Auch eine regelrechte "Zettelwirtschaft", die jeder aus der Schulzeit kennt, sei entstanden, sagt Coco Wolf-Gediehn. "Man wird eben auch ein bisschen kindisch", fügt sie hinzu. "Das war hier ganz anders, als wenn ich bei der Arbeit allein im Atelier vor mich hin schweige", meint Bernd Wolf. "Die Gemeinschaft erzeugt einen kommunikativen Druck. Da ist Schweigen kein Genuß mehr, sondern harte Arbeit."

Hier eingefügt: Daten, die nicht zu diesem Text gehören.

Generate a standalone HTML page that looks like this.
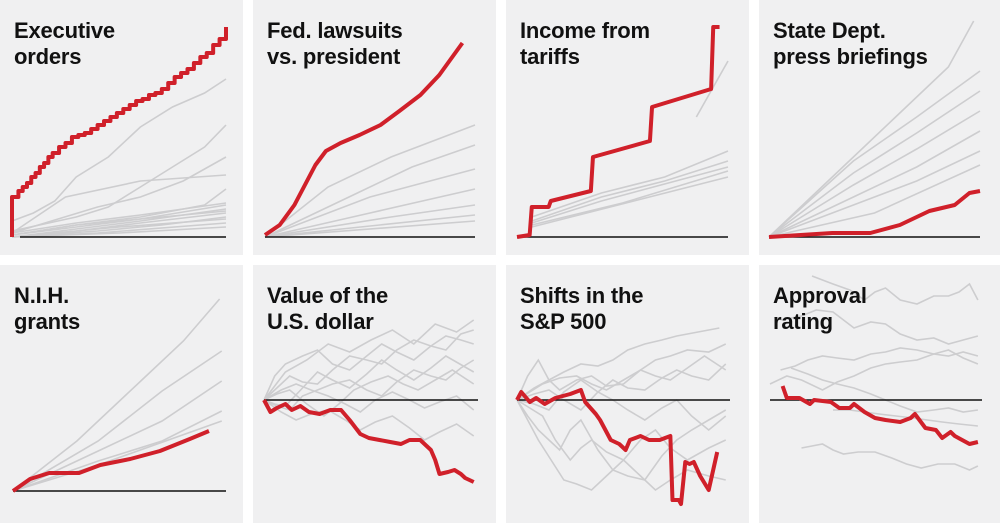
<!DOCTYPE html>
<html><head><meta charset="utf-8">
<style>
html,body{margin:0;padding:0;background:#fff;}
body{width:1000px;height:523px;overflow:hidden;position:relative;font-family:"Liberation Sans",Arial,sans-serif;}
.panel{position:absolute;background:#f0f0f1;}
.title{position:absolute;left:14px;top:18px;font-weight:bold;font-size:22px;line-height:26px;color:#111;letter-spacing:-0.2px;z-index:2;}
svg{position:absolute;left:0;top:0;}
</style></head>
<body>
<div class="panel" style="left:0;top:0;width:243px;height:255px"><div class="title">Executive<br>orders</div></div>
<div class="panel" style="left:253px;top:0;width:243px;height:255px"><div class="title">Fed. lawsuits<br>vs. president</div></div>
<div class="panel" style="left:506px;top:0;width:243px;height:255px"><div class="title">Income from<br>tariffs</div></div>
<div class="panel" style="left:759px;top:0;width:241px;height:255px"><div class="title">State Dept.<br>press briefings</div></div>
<div class="panel" style="left:0;top:265px;width:243px;height:258px"><div class="title">N.I.H.<br>grants</div></div>
<div class="panel" style="left:253px;top:265px;width:243px;height:258px"><div class="title">Value of the<br>U.S. dollar</div></div>
<div class="panel" style="left:506px;top:265px;width:243px;height:258px"><div class="title">Shifts in the<br>S&amp;P 500</div></div>
<div class="panel" style="left:759px;top:265px;width:241px;height:258px"><div class="title">Approval<br>rating</div></div>
<svg id="chart" width="1000" height="523"></svg>
<script>
// Data: x = day (0-100), y = value
const eoDays=[0,0,3,5,7,9,11,13,15,17,19,22,25,28,31,34,37,40,43,46,49,52,55,58,61,64,67,70,73,76,79,82,85,88,91,94,97,100];
const eoVals=[0,20,23,25,27,30,32,35,37,40,42,45,47,50,51,52,54,56,58,60,62,64,66,68,69,71,72,74,77,80,82,84,87,90,92,96,99,105];
const eoRed=eoDays.map((d,i)=>[d,eoVals[i]]);
const eoGray=[
[[0,8],[10,12],[20,18],[30,30],[45,40],[60,55],[75,65],[90,72],[100,79]],
[[0,3],[30,10],[45,15],[60,25],[75,35],[90,45],[100,56]],
[[0,2],[40,15],[60,20],[80,28],[100,40]],
[[0,2],[25,20],[60,28],[100,31]],
[[0,1],[30,6],[60,10],[90,16],[100,24]],[[0,1],[30,5],[60,9],[100,16]],[[0,0],[30,4],[60,8],[100,14]],
[[0,0],[30,3],[60,7],[100,12]],[[0,0],[40,3],[70,6],[100,10]],[[0,0],[40,2],[100,7]],[[0,0],[50,2],[100,5]],
[[0,2],[30,7],[60,11],[100,17]],[[0,1],[30,6],[70,10],[100,13]],[[0,0],[50,5],[100,9]]];
const lwRed=[[0,1],[7,6],[14,16],[19,26],[24,36],[29,43],[36,47],[45,51],[55,56],[64,63],[74,71],[83,81],[94,97]];
const lwGray=[[[0,0],[30,25],[60,40],[100,56]],[[0,0],[40,20],[70,35],[100,46]],[[0,0],[50,20],[100,34]],[[0,0],[50,12],[100,24]],[[0,0],[60,10],[100,16]],[[0,0],[100,11]],[[0,0],[100,8]]];
const tfRed=[[0,0],[6,1],[7,15],[15,15],[16,18],[35,23],[36,40],[63,48],[64,65],[92,74],[93,105],[96,105]];
const tfGray=[[[7,10],[40,22],[70,30],[100,43]],[[7,8],[40,20],[70,28],[100,38]],[[7,7],[40,18],[100,35]],[[7,6],[50,17],[100,33]],[[7,5],[100,30]],[[85,60],[100,88]]];
const pbRed=[[0,0],[15,1],[30,2],[48,2],[62,6],[76,13],[88,16],[95,22],[100,23]];
const pbGray=[[[0,0],[30,30],[60,60],[85,85],[97,108]],[[0,0],[40,38],[70,60],[100,83]],[[0,0],[40,32],[70,52],[100,73]],[[0,0],[40,26],[70,44],[100,63]],[[0,0],[40,20],[70,35],[100,53]],[[0,0],[40,16],[70,28],[100,43]],[[0,0],[50,12],[100,36]]];
const nihRed=[[0,0],[8,6],[17,9],[31,9],[41,13],[55,16],[69,20],[83,26],[92,30]];
const nihGray=[[[0,0],[30,25],[60,55],[80,75],[97,96]],[[0,0],[40,25],[70,50],[98,70]],[[0,0],[40,20],[70,35],[98,55]],[[0,0],[40,15],[70,25],[98,40]],[[0,0],[40,13],[98,35]]];
const usdRed=[[0,0],[3,-6],[6,-4],[10,-2],[13,-5],[17,-3],[21,-6],[26,-7],[31,-5],[36,-5],[40,-10],[45,-17],[49,-19],[54,-20],[59,-21],[64,-22],[68,-20],[73,-20],[76,-23],[78,-25],[80,-30],[82,-37],[86,-36],[89,-35],[92,-37],[94,-39],[98,-41]];
const usdGray=[[[0,0],[6,6],[12,12],[18,9],[25,8],[32,15],[40,22],[48,20],[55,18],[62,25],[70,30],[78,27],[85,25],[92,33],[98,35]],[[0,0],[6,-3],[12,-5],[18,2],[25,5],[32,8],[40,10],[48,5],[55,2],[62,9],[70,15],[78,12],[85,10],[92,16],[98,20]],[[0,0],[5,12],[10,18],[18,22],[25,25],[32,18],[40,15],[48,22],[55,28],[62,24],[70,20],[78,27],[85,32],[92,30],[98,28]],[[0,0],[8,-6],[15,-10],[22,-7],[30,-5],[38,-10],[45,-15],[52,-11],[60,-8],[68,-14],[75,-20],[82,-16],[90,-12],[98,-18]],[[0,0],[6,3],[12,5],[20,-2],[28,-8],[35,-2],[42,5],[50,9],[58,12],[65,8],[72,5],[80,10],[88,15],[98,8]],[[0,0],[5,-2],[10,-3],[18,6],[25,14],[32,10],[40,6],[48,13],[55,20],[62,15],[70,10],[78,16],[85,22],[98,14]],[[0,0],[8,5],[15,8],[22,5],[30,2],[38,-2],[45,-6],[52,0],[60,4],[68,0],[75,-4],[82,-1],[90,2],[98,-5]],[[0,0],[10,14],[20,20],[30,28],[40,24],[50,30],[60,35],[70,28],[80,38],[90,34],[98,40]]];
const spRed=[[0,0],[2,4],[6,-1],[9,1],[13,-2],[18,1],[25,3],[30,5],[32,-1],[37,-7],[39,-10],[44,-20],[48,-22],[51,-25],[53,-20],[58,-18],[62,-20],[67,-20],[72,-18],[73,-50],[76,-50],[77,-52],[79,-31],[81,-32],[83,-31],[86,-38],[90,-45],[94,-26]];
const spGray=[[[0,0],[8,6],[15,10],[22,14],[30,18],[38,17],[45,20],[52,25],[60,28],[68,30],[75,32],[85,34],[95,36]],[[0,0],[5,12],[10,20],[15,10],[20,5],[28,10],[35,12],[42,7],[50,8],[58,15],[65,20],[72,22],[80,25],[90,24],[98,28]],[[0,0],[5,-8],[10,-15],[15,-20],[20,-25],[25,-15],[30,-10],[38,-25],[45,-35],[52,-38],[60,-40],[68,-28],[75,-20],[82,-15],[90,-10],[98,-5]],[[0,0],[6,-4],[12,-8],[18,-20],[25,-30],[30,-24],[35,-20],[42,-26],[50,-30],[58,-20],[65,-15],[72,-24],[80,-30],[90,-24],[98,-20]],[[0,0],[8,3],[15,5],[22,0],[30,-5],[38,4],[45,10],[52,6],[60,5],[68,11],[75,15],[82,12],[90,10],[98,18]],[[0,0],[5,-10],[10,-20],[16,-30],[22,-40],[28,-42],[35,-45],[42,-38],[50,-30],[58,-38],[65,-45],[72,-40],[80,-35],[90,-38],[98,-40]],[[0,0],[8,-2],[15,-5],[22,4],[30,10],[38,4],[45,0],[52,-5],[60,-10],[68,-4],[75,0],[82,-8],[90,-15],[98,-8]],[[0,0],[6,4],[12,8],[20,11],[28,12],[35,8],[42,5],[50,10],[58,15],[65,12],[72,10],[80,16],[88,22],[98,15]]];
const apRed=[[6,7],[8,1],[14,1],[19,-2],[21,0],[29,-1],[33,-4],[38,-4],[40,-2],[45,-6],[50,-9],[55,-10],[62,-11],[67,-9],[69,-7],[74,-14],[79,-15],[82,-19],[86,-16],[88,-18],[95,-22],[99,-21]];
const apGray=[[[20,62],[25,60],[30,58],[38,55],[45,50],[50,54],[55,56],[62,50],[70,48],[78,52],[85,52],[90,54],[95,58],[99,50]],[[5,40],[15,42],[22,45],[30,44],[35,40],[40,36],[48,39],[55,38],[62,33],[70,30],[78,31],[85,28],[92,30],[99,32]],[[5,15],[12,17],[18,20],[25,22],[32,21],[40,20],[48,23],[55,24],[62,26],[70,25],[78,23],[85,22],[92,24],[99,22]],[[0,8],[8,12],[15,10],[25,5],[32,9],[40,12],[48,16],[55,18],[62,19],[70,20],[78,23],[85,25],[92,21],[99,18]],[[10,16],[18,13],[25,10],[32,8],[40,6],[48,3],[55,0],[62,-3],[70,-6],[78,-5],[85,-4],[92,-6],[99,-5]],[[30,-5],[38,-5],[45,-6],[52,-7],[60,-8],[68,-9],[75,-10],[82,-11],[90,-12],[99,-13]],[[15,-24],[20,-23],[25,-22],[30,-25],[35,-27],[42,-26],[50,-26],[58,-29],[65,-32],[72,-34],[80,-32],[88,-32],[95,-35],[99,-33]]];

const panels=[
 {name:'executive-orders',x0:12,x1:226,base:237,k:2,line:[20,226],red:eoRed,gray:eoGray,step:true},
 {name:'lawsuits',x0:265,x1:475,base:237,k:2,line:[265,475],red:lwRed,gray:lwGray},
 {name:'tariffs',x0:517,x1:728,base:237,k:2,line:[517,728],red:tfRed,gray:tfGray},
 {name:'press-briefings',x0:769,x1:980,base:237,k:2,line:[769,980],red:pbRed,gray:pbGray},
 {name:'nih-grants',x0:13,x1:226,base:491,k:2,line:[13,226],red:nihRed,gray:nihGray},
 {name:'dollar',x0:264,x1:478,base:400,k:2,line:[264,478],red:usdRed,gray:usdGray},
 {name:'sp500',x0:517,x1:730,base:400,k:2,line:[517,730],red:spRed,gray:spGray},
 {name:'approval',x0:770,x1:980,base:400,k:2,line:[770,982],red:apRed,gray:apGray}
];
const svg=document.getElementById('chart');
const NS='http://www.w3.org/2000/svg';
function pathFor(p,pts,step){
 const X=d=>p.x0+d/100*(p.x1-p.x0), Y=v=>p.base-v*p.k;
 let s='';
 pts.forEach((q,i)=>{
  if(i===0){s+='M'+X(q[0])+','+Y(q[1]);}
  else if(step){s+='H'+X(q[0])+'V'+Y(q[1]);}
  else s+='L'+X(q[0])+','+Y(q[1]);
 });
 return s;
}
panels.forEach(p=>{
 p.gray.forEach((g,i)=>{
  const el=document.createElementNS(NS,'path');
  el.setAttribute('d',pathFor(p,g,false));
  el.setAttribute('fill','none');el.setAttribute('stroke','#cdcdcf');el.setAttribute('stroke-width','1.6');
  
  
  svg.appendChild(el);
 });
 const b=document.createElementNS(NS,'line');
 b.setAttribute('x1',p.line[0]);b.setAttribute('x2',p.line[1]);b.setAttribute('y1',p.base);b.setAttribute('y2',p.base);
 b.setAttribute('stroke','#111');b.setAttribute('stroke-width','1.5');
 
 
 svg.appendChild(b);
 const r=document.createElementNS(NS,'path');
 r.setAttribute('d',pathFor(p,p.red,!!p.step));
 r.setAttribute('fill','none');r.setAttribute('stroke','#d0202a');r.setAttribute('stroke-width','4');r.setAttribute('stroke-linejoin','round');
 
 
 svg.appendChild(r);
});
</script>
</body></html>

Die lief auch nach strengem Tagesablauf: Sieben Uhr Wecken mit der Zen-Flöte, die einer der Teilnehmer spielte. Vor dem Frühstück Vokalmeditation und eine Messe. Anschließend Hausputz als Dienst an der Gemeinschaft zur inneren Sammlung. Dann bis zum Mittagessen die erste Arbeitssitzung. Zum Tagesabschluss um 22 Uhr in der Kapelle Musik auf der Zen-Flöte. Und Jesuitenpater Christoph Kentrup als Hausherr und Leiter der Exerzitien las biblische Schöpfungsgeschichten dazu. "Auch für mich war das eine ganz neue Herausforderung", erzählt er. "Ich war gezwungen nachzudenken: Was lese ich da? Wie werden die anderen das empfangen?" Obwohl nur einige der Teilnehmer Erfahrungen mit Exerzitien und Meditation hatten, beeindruckte Pater Kendrup, mit welcher Disziplin sie diese Möglichkeit nutzten, "existenzielle Fragen zuzulassen". Wenn für den einen oder anderen der innere Druck zu groß wurde, stand Kentrup zum Gespräch zur Verfügung. Während des Schweigens sei ihr Denken immer wieder auch um bedrohliche Gedanken gekreist, sagt Annette Küchenmeister, die in Dresden an der Kunsthochschule studiert hat. "Der Teufel wohnte bei uns im Keller", scherzt Bernd Wolf. Dort lag das "Höllenbuch" aus, an dem jeder mit malen konnte. Ein meterlanges Papierband, bedeckt mit expressiven Zeichnungen. Auch das sei wichtig gewesen, meint Coco Wolf-Gediehn: "Für die abgründigen Anteile in uns."